__EXERCISE DESCRIPTION__: Set the data down again, exactly as it reads, but without the pictures.

__DATA LINES__:
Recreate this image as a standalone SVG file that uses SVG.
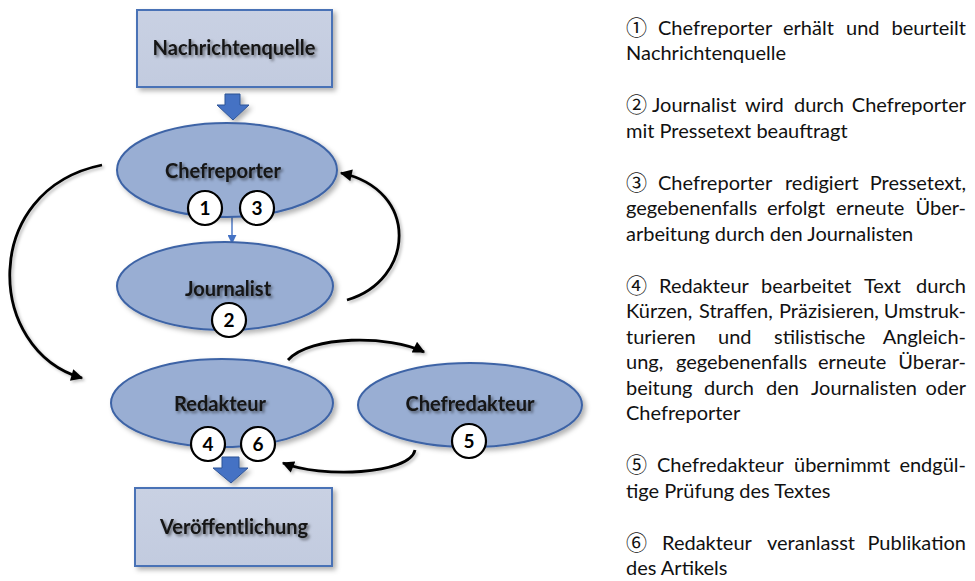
<svg xmlns="http://www.w3.org/2000/svg" width="975" height="581" viewBox="0 0 975 581">
<defs>
<filter id="shapeShadow" x="-20%" y="-20%" width="140%" height="150%">
<feDropShadow dx="3" dy="3" stdDeviation="2.5" flood-color="#000" flood-opacity="0.3"/>
</filter>
<filter id="txtShadow" x="-10%" y="-30%" width="120%" height="170%">
<feDropShadow dx="2" dy="2" stdDeviation="1.8" flood-color="#000" flood-opacity="0.5"/>
</filter>
<filter id="lineShadow" x="-20%" y="-20%" width="140%" height="140%">
<feDropShadow dx="2" dy="2" stdDeviation="1.5" flood-color="#000" flood-opacity="0.25"/>
</filter>
<marker id="arrowBlack" viewBox="0 0 10 10" refX="9" refY="5" markerWidth="13" markerHeight="12" markerUnits="userSpaceOnUse" orient="auto">
<path d="M0,0 L10,5 L0,10 Z" fill="#000"/>
</marker>
<marker id="arrowBlue" viewBox="0 0 10 10" refX="9" refY="5" markerWidth="9" markerHeight="9" markerUnits="userSpaceOnUse" orient="auto">
<path d="M0,0 L10,5 L0,10 Z" fill="#4472c4"/>
</marker>
<linearGradient id="boxGrad" x1="0" y1="0" x2="0" y2="1">
<stop offset="0" stop-color="#c9d1e3"/>
<stop offset="1" stop-color="#c2cbdf"/>
</linearGradient>
</defs>
<style>
.box { fill: url(#boxGrad); stroke: #4a72b6; stroke-width: 2; filter: url(#shapeShadow); }
.ell { fill: #99aed3; stroke: #3e64a6; stroke-width: 2; filter: url(#shapeShadow); }
.label { font-family: Lato, "Open Sans", "Liberation Sans", sans-serif; font-weight: bold; font-size: 20px; fill: #141414; text-anchor: middle; filter: url(#txtShadow); }
.numc { fill: #ffffff; stroke: #000000; stroke-width: 2.2; }
.numt { font-family: Lato, "Open Sans", "Liberation Sans", sans-serif; font-weight: bold; font-size: 19px; fill: #000; text-anchor: middle; }
.conn { fill: none; stroke: #000; stroke-width: 2.8; marker-end: url(#arrowBlack); filter: url(#lineShadow); }
.thin { fill: none; stroke: #4472c4; stroke-width: 1.4; marker-end: url(#arrowBlue); }
.block { fill: #4472c4; stroke: #2f5597; stroke-width: 1; filter: url(#shapeShadow); }
.desc { font-family: Lato, "Open Sans", "Liberation Sans", sans-serif; font-size: 20px; fill: #111111; }
.cd { font-family: "Noto Sans CJK JP", "Noto Sans CJK SC", "DejaVu Sans", sans-serif; font-size: 21px; }
.end { text-anchor: end; }
</style>

<g id="connectors">
<path class="conn" d="M102,165 C -20,190 -15,350 82,378"/>
<path class="conn" d="M347,300 C 415,280 420,190 341,173"/>
<path class="conn" d="M288,360 C 310,335 390,335 424,352"/>
<path class="conn" d="M415,450 C 410,475 320,478 283,463"/>
<path class="thin" d="M232,217 L232,243"/>
<path class="block" d="M225,94 H240 V105 H249 L233,120 L217,105 H225 Z"/>
<path class="block" d="M222,457 H239 V468 H248 L231,483 L213,468 H222 Z"/>
</g>

<g id="nachrichtenquelle">
<rect class="box" x="137" y="10" width="195" height="77"/>
<text class="label" x="234" y="55">Nachrichtenquelle</text>
</g>

<g id="chefreporter">
<ellipse class="ell" cx="227" cy="170" rx="110" ry="47"/>
<text class="label" x="223" y="178">Chefreporter</text>
<circle class="numc" cx="205" cy="208" r="17"/>
<text class="numt" x="205" y="215">1</text>
<circle class="numc" cx="257" cy="208" r="17"/>
<text class="numt" x="257" y="215">3</text>
</g>

<g id="journalist">
<ellipse class="ell" cx="225" cy="286" rx="108" ry="44"/>
<text class="label" x="228" y="296">Journalist</text>
<circle class="numc" cx="229" cy="320" r="17"/>
<text class="numt" x="229" y="327">2</text>
</g>

<g id="redakteur">
<ellipse class="ell" cx="222" cy="403" rx="111" ry="44"/>
<text class="label" x="220" y="411">Redakteur</text>
<circle class="numc" cx="208" cy="444" r="17"/>
<text class="numt" x="208" y="451">4</text>
<circle class="numc" cx="258" cy="444" r="17"/>
<text class="numt" x="258" y="451">6</text>
</g>

<g id="chefredakteur">
<ellipse class="ell" cx="470" cy="405" rx="112" ry="42"/>
<text class="label" x="470" y="411">Chefredakteur</text>
<circle class="numc" cx="469" cy="441" r="17"/>
<text class="numt" x="469" y="448">5</text>
</g>

<g id="veroeffentlichung">
<rect class="box" x="135" y="488" width="197" height="78"/>
<text class="label" x="234" y="534">Veröffentlichung</text>
</g>

<g id="legend">
<text class="desc" y="35"><tspan class="cd" x="626">①</tspan><tspan x="658">Chefreporter</tspan><tspan x="783">erhält</tspan><tspan x="846">und</tspan><tspan class="end" x="966">beurteilt</tspan></text>
<text class="desc" x="626" y="60">Nachrichtenquelle</text>

<text class="desc" y="112"><tspan class="cd" x="626">②</tspan><tspan x="652">Journalist</tspan><tspan x="745">wird</tspan><tspan x="794">durch</tspan><tspan class="end" x="966">Chefreporter</tspan></text>
<text class="desc" x="626" y="138">mit Pressetext beauftragt</text>

<text class="desc" y="190"><tspan class="cd" x="626">③</tspan><tspan x="658">Chefreporter</tspan><tspan x="785">redigiert</tspan><tspan class="end" x="966">Pressetext,</tspan></text>
<text class="desc" y="215"><tspan x="626">gegebenenfalls</tspan><tspan x="767">erfolgt</tspan><tspan x="836">erneute</tspan><tspan class="end" x="966">Über-</tspan></text>
<text class="desc" x="626" y="241">arbeitung durch den Journalisten</text>

<text class="desc" y="293"><tspan class="cd" x="626">④</tspan><tspan x="659">Redakteur</tspan><tspan x="761">bearbeitet</tspan><tspan x="864">Text</tspan><tspan class="end" x="966">durch</tspan></text>
<text class="desc" y="318"><tspan x="626">Kürzen,</tspan><tspan x="699">Straffen,</tspan><tspan x="779">Präzisieren,</tspan><tspan class="end" x="966">Umstruk-</tspan></text>
<text class="desc" y="344"><tspan x="626">turieren</tspan><tspan x="718">und</tspan><tspan x="774">stilistische</tspan><tspan class="end" x="966">Angleich-</tspan></text>
<text class="desc" y="369"><tspan x="626">ung,</tspan><tspan x="676">gegebenenfalls</tspan><tspan x="818">erneute</tspan><tspan class="end" x="966">Überar-</tspan></text>
<text class="desc" y="395"><tspan x="626">beitung</tspan><tspan x="704">durch</tspan><tspan x="766">den</tspan><tspan x="811">Journalisten</tspan><tspan class="end" x="966">oder</tspan></text>
<text class="desc" x="626" y="420">Chefreporter</text>

<text class="desc" y="472"><tspan class="cd" x="626">⑤</tspan><tspan x="657">Chefredakteur</tspan><tspan x="794">übernimmt</tspan><tspan class="end" x="966">endgül-</tspan></text>
<text class="desc" x="626" y="498">tige Prüfung des Textes</text>

<text class="desc" y="550"><tspan class="cd" x="626">⑥</tspan><tspan x="662">Redakteur</tspan><tspan x="767">veranlasst</tspan><tspan class="end" x="966">Publikation</tspan></text>
<text class="desc" x="626" y="575">des Artikels</text>
</g>
</svg>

__TASK OUTPUT__:
Recreate this image as a standalone SVG file that uses SVG.
<svg xmlns="http://www.w3.org/2000/svg" width="975" height="581" viewBox="0 0 975 581">
<defs>
<filter id="shapeShadow" x="-20%" y="-20%" width="140%" height="150%">
<feDropShadow dx="3" dy="3" stdDeviation="2.5" flood-color="#000" flood-opacity="0.3"/>
</filter>
<filter id="txtShadow" x="-10%" y="-30%" width="120%" height="170%">
<feDropShadow dx="2" dy="2" stdDeviation="1.8" flood-color="#000" flood-opacity="0.5"/>
</filter>
<filter id="lineShadow" x="-20%" y="-20%" width="140%" height="140%">
<feDropShadow dx="2" dy="2" stdDeviation="1.5" flood-color="#000" flood-opacity="0.25"/>
</filter>
<marker id="arrowBlack" viewBox="0 0 10 10" refX="9" refY="5" markerWidth="13" markerHeight="12" markerUnits="userSpaceOnUse" orient="auto">
<path d="M0,0 L10,5 L0,10 Z" fill="#000"/>
</marker>
<marker id="arrowBlue" viewBox="0 0 10 10" refX="9" refY="5" markerWidth="9" markerHeight="9" markerUnits="userSpaceOnUse" orient="auto">
<path d="M0,0 L10,5 L0,10 Z" fill="#4472c4"/>
</marker>
<linearGradient id="boxGrad" x1="0" y1="0" x2="0" y2="1">
<stop offset="0" stop-color="#c9d1e3"/>
<stop offset="1" stop-color="#c2cbdf"/>
</linearGradient>
</defs>
<style>
.box { fill: url(#boxGrad); stroke: #4a72b6; stroke-width: 2; filter: url(#shapeShadow); }
.ell { fill: #99aed3; stroke: #3e64a6; stroke-width: 2; filter: url(#shapeShadow); }
.label { font-family: Lato, "Open Sans", "Liberation Sans", sans-serif; font-weight: bold; font-size: 20px; fill: #141414; text-anchor: middle; filter: url(#txtShadow); }
.numc { fill: #ffffff; stroke: #000000; stroke-width: 2.2; }
.numt { font-family: Lato, "Open Sans", "Liberation Sans", sans-serif; font-weight: bold; font-size: 19px; fill: #000; text-anchor: middle; }
.conn { fill: none; stroke: #000; stroke-width: 2.8; marker-end: url(#arrowBlack); filter: url(#lineShadow); }
.thin { fill: none; stroke: #4472c4; stroke-width: 1.4; marker-end: url(#arrowBlue); }
.block { fill: #4472c4; stroke: #2f5597; stroke-width: 1; filter: url(#shapeShadow); }
.desc { font-family: Lato, "Open Sans", "Liberation Sans", sans-serif; font-size: 20px; fill: #111111; }
.cd { font-family: "Noto Sans CJK JP", "Noto Sans CJK SC", "DejaVu Sans", sans-serif; font-size: 21px; }
.end { text-anchor: end; }
</style>

<g id="connectors">
<path class="conn" d="M102,165 C -20,190 -15,350 82,378"/>
<path class="conn" d="M347,300 C 415,280 420,190 341,173"/>
<path class="conn" d="M288,360 C 310,335 390,335 424,352"/>
<path class="conn" d="M415,450 C 410,475 320,478 283,463"/>
<path class="thin" d="M232,217 L232,243"/>
<path class="block" d="M225,94 H240 V105 H249 L233,120 L217,105 H225 Z"/>
<path class="block" d="M222,457 H239 V468 H248 L231,483 L213,468 H222 Z"/>
</g>

<g id="nachrichtenquelle">
<rect class="box" x="137" y="10" width="195" height="77"/>
<text class="label" x="234" y="55">Nachrichtenquelle</text>
</g>

<g id="chefreporter">
<ellipse class="ell" cx="227" cy="170" rx="110" ry="47"/>
<text class="label" x="223" y="178">Chefreporter</text>
<circle class="numc" cx="205" cy="208" r="17"/>
<text class="numt" x="205" y="215">1</text>
<circle class="numc" cx="257" cy="208" r="17"/>
<text class="numt" x="257" y="215">3</text>
</g>

<g id="journalist">
<ellipse class="ell" cx="225" cy="286" rx="108" ry="44"/>
<text class="label" x="228" y="296">Journalist</text>
<circle class="numc" cx="229" cy="320" r="17"/>
<text class="numt" x="229" y="327">2</text>
</g>

<g id="redakteur">
<ellipse class="ell" cx="222" cy="403" rx="111" ry="44"/>
<text class="label" x="220" y="411">Redakteur</text>
<circle class="numc" cx="208" cy="444" r="17"/>
<text class="numt" x="208" y="451">4</text>
<circle class="numc" cx="258" cy="444" r="17"/>
<text class="numt" x="258" y="451">6</text>
</g>

<g id="chefredakteur">
<ellipse class="ell" cx="470" cy="405" rx="112" ry="42"/>
<text class="label" x="470" y="411">Chefredakteur</text>
<circle class="numc" cx="469" cy="441" r="17"/>
<text class="numt" x="469" y="448">5</text>
</g>

<g id="veroeffentlichung">
<rect class="box" x="135" y="488" width="197" height="78"/>
<text class="label" x="234" y="534">Veröffentlichung</text>
</g>

<g id="legend">
<text class="desc" y="35"><tspan class="cd" x="626">①</tspan><tspan x="658">Chefreporter</tspan><tspan x="783">erhält</tspan><tspan x="846">und</tspan><tspan class="end" x="966">beurteilt</tspan></text>
<text class="desc" x="626" y="60">Nachrichtenquelle</text>

<text class="desc" y="112"><tspan class="cd" x="626">②</tspan><tspan x="652">Journalist</tspan><tspan x="745">wird</tspan><tspan x="794">durch</tspan><tspan class="end" x="966">Chefreporter</tspan></text>
<text class="desc" x="626" y="138">mit Pressetext beauftragt</text>

<text class="desc" y="190"><tspan class="cd" x="626">③</tspan><tspan x="658">Chefreporter</tspan><tspan x="785">redigiert</tspan><tspan class="end" x="966">Pressetext,</tspan></text>
<text class="desc" y="215"><tspan x="626">gegebenenfalls</tspan><tspan x="767">erfolgt</tspan><tspan x="836">erneute</tspan><tspan class="end" x="966">Über-</tspan></text>
<text class="desc" x="626" y="241">arbeitung durch den Journalisten</text>

<text class="desc" y="293"><tspan class="cd" x="626">④</tspan><tspan x="659">Redakteur</tspan><tspan x="761">bearbeitet</tspan><tspan x="864">Text</tspan><tspan class="end" x="966">durch</tspan></text>
<text class="desc" y="318"><tspan x="626">Kürzen,</tspan><tspan x="699">Straffen,</tspan><tspan x="779">Präzisieren,</tspan><tspan class="end" x="966">Umstruk-</tspan></text>
<text class="desc" y="344"><tspan x="626">turieren</tspan><tspan x="718">und</tspan><tspan x="774">stilistische</tspan><tspan class="end" x="966">Angleich-</tspan></text>
<text class="desc" y="369"><tspan x="626">ung,</tspan><tspan x="676">gegebenenfalls</tspan><tspan x="818">erneute</tspan><tspan class="end" x="966">Überar-</tspan></text>
<text class="desc" y="395"><tspan x="626">beitung</tspan><tspan x="704">durch</tspan><tspan x="766">den</tspan><tspan x="811">Journalisten</tspan><tspan class="end" x="966">oder</tspan></text>
<text class="desc" x="626" y="420">Chefreporter</text>

<text class="desc" y="472"><tspan class="cd" x="626">⑤</tspan><tspan x="657">Chefredakteur</tspan><tspan x="794">übernimmt</tspan><tspan class="end" x="966">endgül-</tspan></text>
<text class="desc" x="626" y="498">tige Prüfung des Textes</text>

<text class="desc" y="550"><tspan class="cd" x="626">⑥</tspan><tspan x="662">Redakteur</tspan><tspan x="767">veranlasst</tspan><tspan class="end" x="966">Publikation</tspan></text>
<text class="desc" x="626" y="575">des Artikels</text>
</g>
</svg>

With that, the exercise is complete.